E, portanto, quero tudo o que quero, e
“mai nada”. Posso ter, posso não ter, posso conseguir posso não conseguir, não
é essa a questão. A questão é que posso querer. Tenho o direito de querer
atingir tudo o que eu quiser. Tenho o direito, se não o dever, de o
visionar, de lutar por isso. Se ninguém pensasse assim, o mundo
seria ainda rural, e não existia nada do que hoje criamos.
Criar, melhorar, mudar, crescer, implica
sentir-se no direito pleno que querer, de visionar um futuro. E com isto, não
digo que faço planos para a vida, porque cada vez os faço menos. OU melhor,
cada vez os meus planos são menos materiais e estruturados, e mais orientados
por sensações e intuições. Demorei muito tempo a conseguir
afastar-me do racional excessivo que planeava tudo e, logo, gerava expectativas por tudo. Agora, regem-me as sensações. Quero sentir as sensações de amor, de
paixão, de liberdade. Sejam ou não reais para os outros ou aos olhos dos
outros.
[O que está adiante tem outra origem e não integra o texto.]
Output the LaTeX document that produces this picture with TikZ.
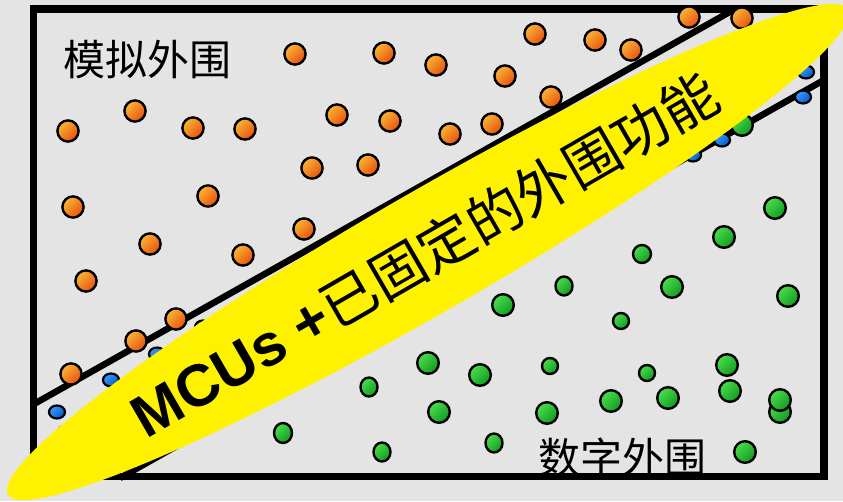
\documentclass[tikz,border=0pt]{standalone}
\usepackage{fontspec}
\usetikzlibrary{shapes.geometric}
\newfontfamily\cjk{Noto Sans CJK SC}
\newfontfamily\lsb{Liberation Sans}
\definecolor{bg}{HTML}{E4E4E4}
\definecolor{oL}{HTML}{FAB535}
\definecolor{oD}{HTML}{E8500E}
\definecolor{gL}{HTML}{4ADD4A}
\definecolor{gD}{HTML}{129A22}
\definecolor{bL}{HTML}{3A9CFF}
\definecolor{bD}{HTML}{0058C8}
\tikzset{
  odot/.style={draw=black, line width=2.4pt, top color=oL, bottom color=oD, shading angle=45},
  gdot/.style={draw=black, line width=2.4pt, top color=gL, bottom color=gD, shading angle=45},
  bdot/.style={draw=black, line width=2.2pt, top color=bL, bottom color=bD, shading angle=45},
  divider/.style={draw=black, line width=6.5pt},
  frame/.style={draw=black, line width=7.5pt},
  label/.style={inner sep=0pt, font=\cjk\fontsize{42}{42}\selectfont}
}
\begin{document}
\begin{tikzpicture}[x=1pt,y=-1pt]
\useasboundingbox (0,0) rectangle (843,501);
\fill[bg] (0,0) rectangle (843,501);
% labels
\node[label] (ana) at (147,60) {模拟外围};
\node[label] (dig) at (622,457) {数字外围};
% frame
\draw[frame] (33.5,9) rectangle (824,476.5);
% divider lines
\coordinate (u1) at (34,404);
\coordinate (u2) at (735,9);
\coordinate (l1) at (120,478);
\coordinate (l2) at (824,80);
\draw[divider] (u1) -- (u2);
\draw[divider] (l1) -- (l2);
% orange dots
\foreach \x/\y in {295/54,384/53,436/65,535/34,595/40,631/50,689/17,742/18,505/76,551/97,
  68/131,135/111,193/128,245/129,337/115,390/121,450/134,492/124,
  312/168,368/165,73/207,208/196,150/244,243/255,304/229,86/281,
  176/319,136/341,71/374}
  \draw[odot] (\x,\y) circle[radius=10.6pt];
% blue dots
\foreach \x/\y in {57/412,111/380,157/354,203/327,66/432,693/155,722/140,803/97,806/72}
  \draw[bdot] (\x,\y) ellipse[x radius=8pt, y radius=6.5pt];
% green dots, large
\foreach \x/\y in {672/287,788/296,503/305,775/208,724/237,428/363,480/375,727/365,
  439/412,547/413,611/401,668/398,730/391,780/412,780/400,745/452,742/125}
  \draw[gdot] (\x,\y) circle[radius=10.8pt];
% green dots, small
\draw[gdot] (642,254) circle[radius=9pt];
\draw[gdot] (564,286) ellipse[x radius=8.5pt, y radius=9.5pt];
\draw[gdot] (621,321) circle[radius=8pt];
\draw[gdot] (550,366) circle[radius=8pt];
\draw[gdot] (647,373) circle[radius=8pt];
\draw[gdot] (369,387) ellipse[x radius=8.5pt, y radius=9.5pt];
\draw[gdot] (283,433) ellipse[x radius=9pt, y radius=10pt];
\draw[gdot] (382,452) ellipse[x radius=8.5pt, y radius=9.5pt];
\draw[gdot] (494,443) ellipse[x radius=8.5pt, y radius=9.5pt];
% yellow ellipse
\node[ellipse, fill=yellow, inner sep=0pt, minimum width=970pt, minimum height=120pt, rotate=30] (ell) at (428,252) {};
\node[inner sep=0pt, rotate=30] (title) at (424.5,254)
  {{\lsb\bfseries\fontsize{59}{59}\selectfont MCUs +}{\cjk\fontsize{56}{56}\selectfont 已固定的外围功能}};
\end{tikzpicture}
\end{document}
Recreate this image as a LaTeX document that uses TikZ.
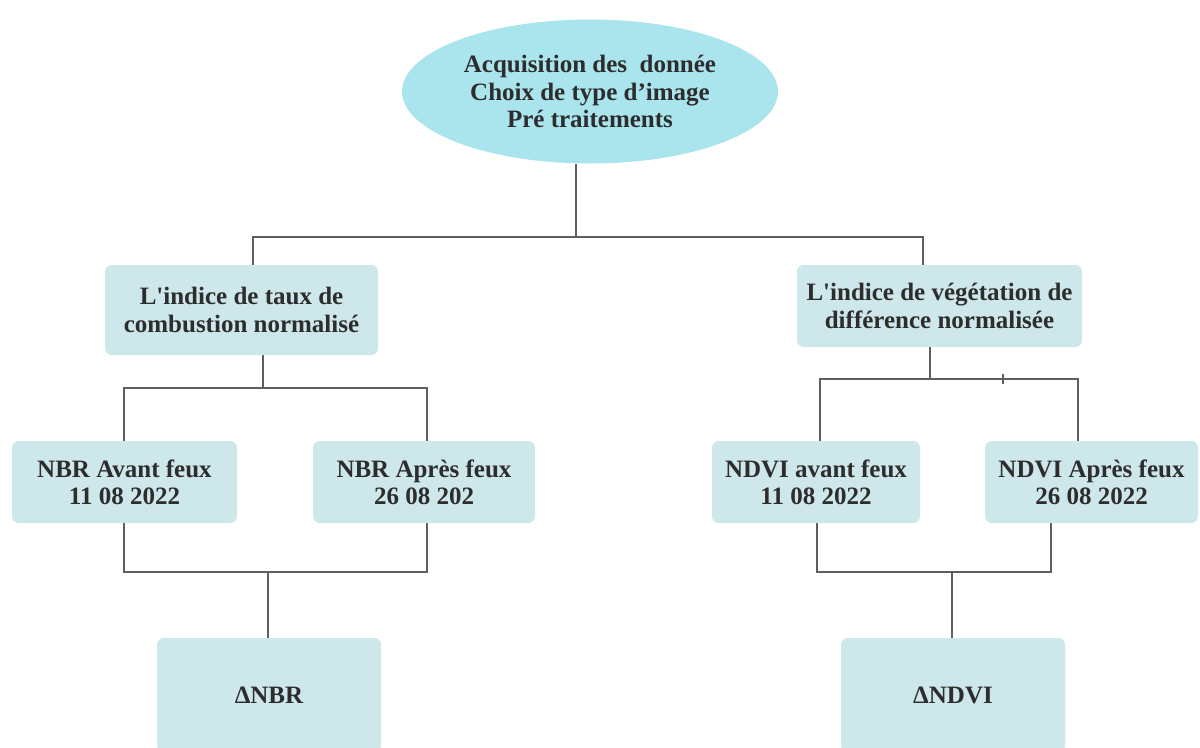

As sensações são só minhas e ninguém tem o direito de as julgar.
Por fim, numa conversa antiga com amigos,
uma pessoa comentou que determinada pessoa estava a ser usado, que não estava
feliz, que estava em X ou Y situação, que estava a ser isto e aquilo, e estava
cego, porque não via o que se estava a passar, porque estava a ser manipulado,
porque não era a pessoa que dantes era….O que outros interpretam é sempre uma
gota no oceano e não chega nem aos pés do que quem está na pele da sua vida,
sente. Como psicóloga, depois de anos de treino especifico, sabemos identificar
situações em que uma observação externa pode ser útil. Mas acima de tudo
sabemos analisar narrativas. E duas pessoas diferentes, me situações exactamente iguais, têm narrativas completamente diferentes. E isso remete para o que a
pessoa sente, como sente, que sensações experimentar. E só isso importa. Os
dois pontos de vista sobre uma mesma situação, podem ser diametralmente opostos
e determinar a nossa sensação de felicidade ou infelicidade total. Cedências…ou
…acordos. Se a narrativa é a das cedências, ela remete para perdas. Se a
narrativa é dos acordos, dos encontros, ela remete para ganhos mútuos.